Diffusion of High-Energy Negatively Charged Particles in the Field Atomic Strings of an Oriented Crystal

The work analyzes the dependence of the diffusion index of high-energy negatively charged particles on the energy of the transverse motion in oriented crystal. The crystal had an axial orientation relative to the direction of particle incidence. The analysis was carried out using the example of π− mesons with a momentum of 100 GeV/c that impinged on a silicon crystal, which corresponds to the conditions achievable on secondary beam of the the CERN SPS accelerator. The analysis showed that the dependence under consideration is not monotonic.

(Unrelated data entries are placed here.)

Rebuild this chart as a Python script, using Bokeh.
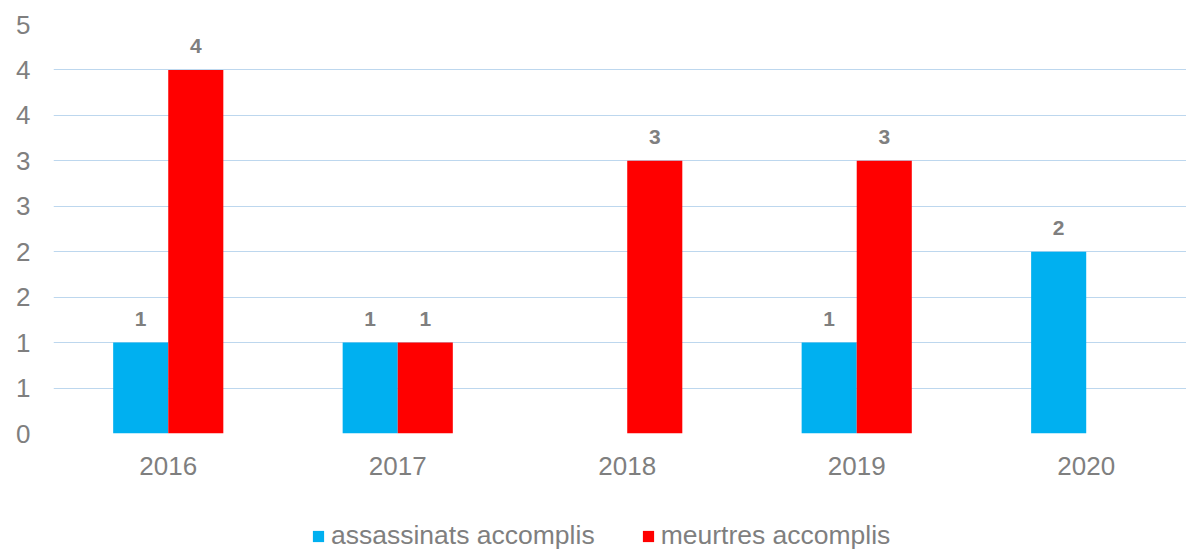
from bokeh.plotting import figure
from bokeh.layouts import column
from bokeh.models import ColumnDataSource, FixedTicker, Legend, LegendItem, Range1d
from bokeh.transform import dodge
from bokeh.core.properties import value
from bokeh.embed import file_html
from bokeh.resources import INLINE

years = ["2016", "2017", "2018", "2019", "2020"]
assassinats = [1, 1, 0, 1, 2]
meurtres = [4, 1, 3, 3, 0]
series_names = ["assassinats accomplis", "meurtres accomplis"]
y_tick_values = [0, 0.5, 1, 1.5, 2, 2.5, 3, 3.5, 4, 4.5]
y_tick_labels = ["0", "1", "1", "2", "2", "3", "3", "4", "4", "5"]

BLUE = "#00B0F0"
RED = "#FF0000"
GRAY = "#7F7F7F"
FONT = "Liberation Sans"

idx = list(range(len(years)))
src = ColumnDataSource(dict(x=idx, a=assassinats, m=meurtres))

la = [(i, v) for i, v in zip(idx, assassinats) if v]
lm = [(i, v) for i, v in zip(idx, meurtres) if v]
src_la = ColumnDataSource(dict(x=[t[0] for t in la], y=[t[1] for t in la], t=[str(t[1]) for t in la]))
src_lm = ColumnDataSource(dict(x=[t[0] for t in lm], y=[t[1] for t in lm], t=[str(t[1]) for t in lm]))

p = figure(frame_width=1133, frame_height=409, output_backend="svg", toolbar_location=None,
           x_range=Range1d(-0.5, 4.437), y_range=Range1d(0, 4.5),
           min_border_left=53, min_border_right=0, min_border_top=24, min_border_bottom=60)
p.outline_line_color = None

p.vbar(x=dodge("x", -0.12), top="a", width=0.24, source=src, fill_color=BLUE, line_color=None)
p.vbar(x=dodge("x", 0.12), top="m", width=0.24, source=src, fill_color=RED, line_color=None)

for s, off in ((src_la, -0.12), (src_lm, 0.12)):
    p.text(x=dodge("x", off), y="y", text="t", source=s,
           text_align="center", text_baseline="bottom", y_offset=-17,
           text_font=value(FONT), text_font_size="21px", text_font_style="bold",
           text_color=GRAY)

p.xgrid.grid_line_color = None
p.ygrid.grid_line_color = "#BDD7EE"
p.ygrid.grid_line_width = 1
p.yaxis.ticker = FixedTicker(ticks=y_tick_values)
p.ygrid.ticker = FixedTicker(ticks=y_tick_values)
p.yaxis.major_label_overrides = {v: l for v, l in zip(y_tick_values, y_tick_labels)}
p.xaxis.ticker = FixedTicker(ticks=idx)
p.xaxis.major_label_overrides = {i: y for i, y in zip(idx, years)}

for ax in (p.xaxis, p.yaxis):
    ax.axis_line_color = None
    ax.major_tick_line_color = None
    ax.minor_tick_line_color = None
    ax.major_tick_out = 0
    ax.major_tick_in = 0
    ax.major_label_text_font = FONT
    ax.major_label_text_font_size = "26px"
    ax.major_label_text_color = GRAY
p.yaxis.major_label_standoff = 23
p.xaxis.major_label_standoff = 23

# legend strip
lg = figure(width=1186, height=58, output_backend="svg", toolbar_location=None,
            x_range=Range1d(0, 1), y_range=Range1d(0, 1),
            min_border=0, x_axis_location=None, y_axis_location=None)
lg.outline_line_color = None
lg.xgrid.grid_line_color = None
lg.ygrid.grid_line_color = None
dummy = ColumnDataSource(dict(x=[-5], top=[0]))
r1 = lg.vbar(x="x", top="top", width=0.1, source=dummy, fill_color=BLUE, line_color=None)
r2 = lg.vbar(x="x", top="top", width=0.1, source=dummy, fill_color=RED, line_color=None)
legend = Legend(items=[LegendItem(label=series_names[0], renderers=[r1]),
                       LegendItem(label=series_names[1], renderers=[r2])],
                orientation="horizontal", location=(258, 0),
                glyph_width=14, glyph_height=14, label_standoff=6, spacing=46,
                label_text_font=FONT, label_text_font_size="26.5px", label_text_color=GRAY,
                border_line_color=None, background_fill_alpha=0, padding=0, margin=0)
lg.add_layout(legend)

layout = column(p, lg, spacing=0)
open("out.html", "w").write(file_html(layout, INLINE))
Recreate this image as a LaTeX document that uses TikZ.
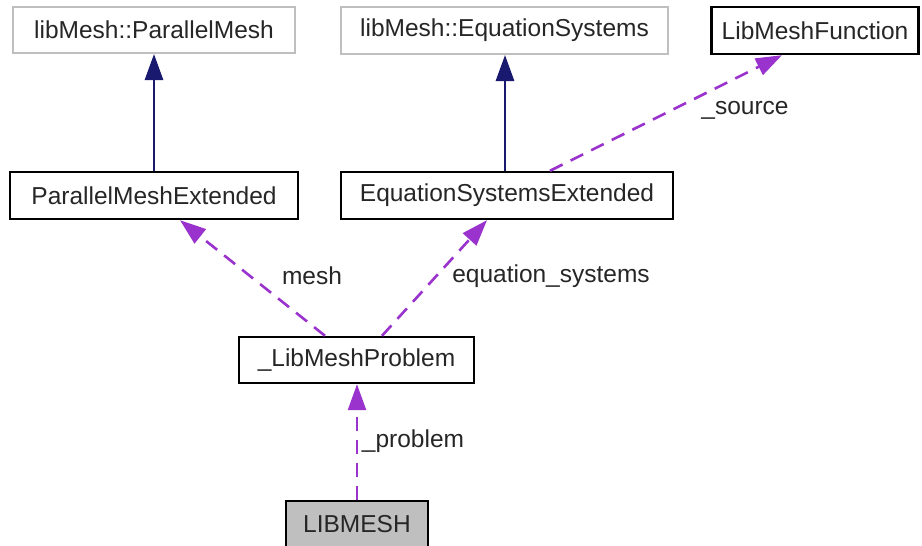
\documentclass[tikz,border=0pt]{standalone}
\usepackage{fontspec}
\setmainfont{Liberation Sans}
\usetikzlibrary{arrows.meta}
\definecolor{inherit}{HTML}{191970}
\definecolor{usage}{HTML}{9A32CD}
\definecolor{extborder}{HTML}{BFBFBF}
\definecolor{selffill}{HTML}{BFBFBF}
\tikzset{
  cls/.style={draw=black, line width=2.4pt, fill=white, inner sep=0pt,
    font=\fontsize{24.5}{29}\selectfont, text=black!85},
  extcls/.style={cls, draw=extborder, line width=2pt},
  selfcls/.style={cls, fill=selffill},
  inh/.style={draw=inherit, line width=2.8pt,
    -{Triangle[length=26pt,width=18pt]}},
  use/.style={draw=usage, line width=2.6pt, dash pattern=on 14pt off 9pt,
    -{Triangle[length=26pt,width=18pt]}},
  elabel/.style={font=\fontsize{24.5}{29}\selectfont, text=black!85}
}
\begin{document}
\begin{tikzpicture}[x=1pt,y=-1pt]
\useasboundingbox (0,0) rectangle (922,546);
% classes
\node[extcls, minimum width=282pt, minimum height=46pt] (pm) at (154,30) {libMesh::ParallelMesh};
\node[extcls, minimum width=327pt, minimum height=47pt] (es) at (504.5,30.5) {libMesh::EquationSystems};
\node[cls, minimum width=207pt, minimum height=47pt] (lmf) at (815,30.5) {LibMeshFunction};
\node[cls, minimum width=288pt, minimum height=47pt] (pme) at (154,195.5) {ParallelMeshExtended};
\node[cls, minimum width=332pt, minimum height=47pt] (ese) at (507,195.5) {EquationSystemsExtended};
\node[cls, minimum width=235pt, minimum height=46pt] (lmp) at (356.5,360) {\_LibMeshProblem};
\node[selfcls, minimum width=142pt, minimum height=46pt] (lib) at (357,524) {LIBMESH};
% inheritance
\draw[inh] (pme.north) -- (pm.south);
\draw[inh] ([xshift=-2pt]ese.north) -- ([xshift=0.5pt]es.south);
% usage relations
\draw[use] ([xshift=43pt]ese.north) -- ([xshift=-33pt]lmf.south);
\draw[use] ([xshift=-31.5pt]lmp.north) -- ([xshift=26pt]pme.south);
\draw[use] ([xshift=25.5pt]lmp.north) -- ([xshift=-20pt]ese.south);
\draw[use] (lib.north) -- ([xshift=0.5pt]lmp.south);
% labels
\node[elabel] (lsrc) at (745,110) {\_source};
\node[elabel] (lmesh) at (312,276) {mesh};
\node[elabel] (leq) at (551,276) {equation\_systems};
\node[elabel] (lprob) at (413,441) {\_problem};
\end{tikzpicture}
\end{document}
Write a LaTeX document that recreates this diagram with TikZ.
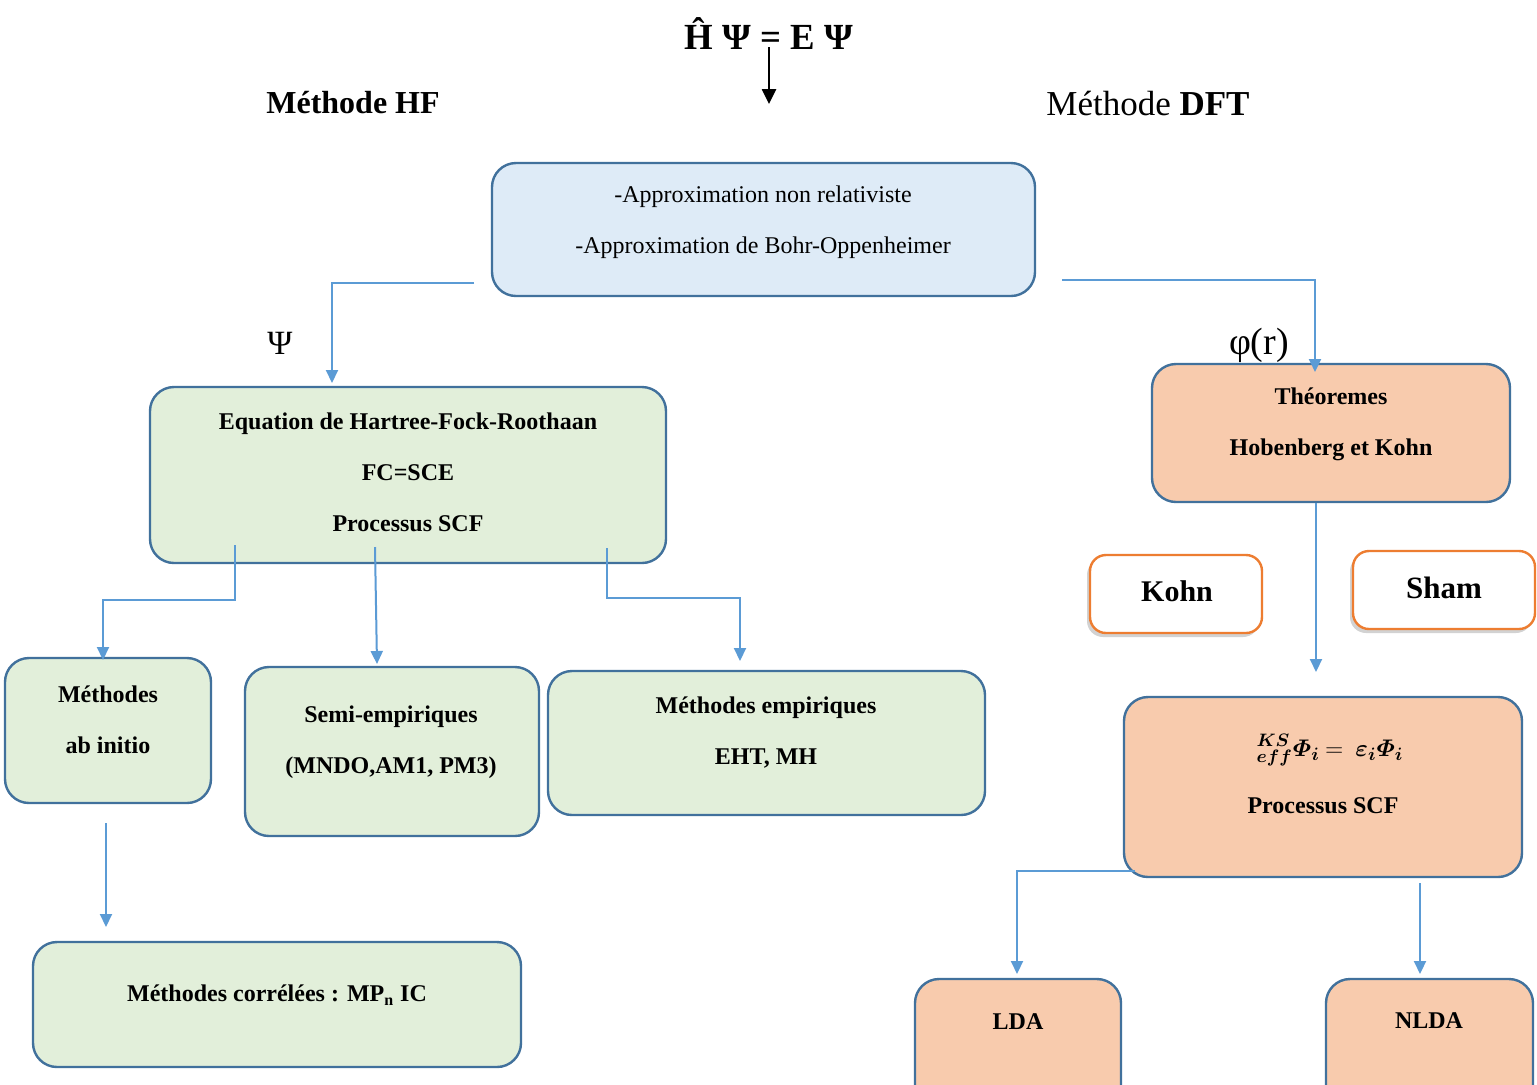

It has a minimum in the energy region slightly exceeding the value of the potential energy of particles at the saddle point of the potential of crystal atomic strings. At higher values of the energy of transverse motion of particles E⊥, the diffusion index increases with increasing E⊥, since this increases the average absolute value of the velocity of particle motion in the plane orthogonal to the crystal axis, near which motion takes plase. The increase in the diffusion index at low values of E⊥ is associated with the manifestation of incoherent scattering of particles on thermal vibrations of crystal atoms. The analysis carried out in the work is of interest both for a deeper understanding of the process of high-energy negatively charged particle beams passage through oriented crystals, and for improving methods for charged particle beams steering with a help of straight and bent oriented crystals.